2006-07-20 Thread Philip Van Hoof
On Thu, 2006-07-20 at 14:46 -0400, Miguel de Icaza wrote:
 Hello,
 
  Indeed, I find it ironic that in light of recent moves to expand the
  Gnome tent to include Mobile and Embedded devices as at GUADEC this
  year, that there is at the same time an effort to push MONO into the
  stack.  At what price are these moves being made or considered?  Like
  Havoc said, innovation at the cost of performance and memory usage is
  not innovation in my book.
 
 Mono works just fine on embedded devices, and considering that it
 consumes less memory than Python when running Gtk applications and
 people do not have a problem using Python on embedded devices I do not
 see the problem.

In fact.
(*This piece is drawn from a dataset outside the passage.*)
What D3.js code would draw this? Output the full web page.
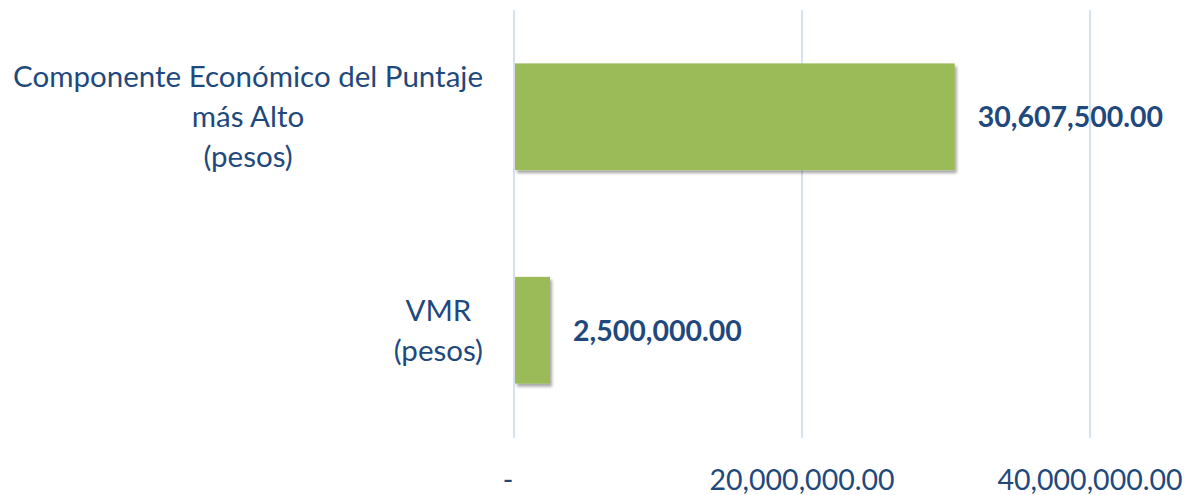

Considering that most of ALSO the application developers in the
GNOME context are very good at *not* freeing up their memory, I actually
but truly believe that running most GNOME programs under a garbage
collector would actually save (a lot) more memory then the virtual
machine would add.

But that is of course just an assumption. Perhaps I shouldn't make such
an assumption if I want to be a nice guy :-)?

Nice guys tell you bed-time stories. They don't show you reality.

So I run valgrind a lot. And suddenly it's not just an assumption
anymore, but more or less a proven fact.

I do agree that running it with a garbage collector doesn't fix the
problem itself. Leaks must be fixed, not garbage collected. Of course. 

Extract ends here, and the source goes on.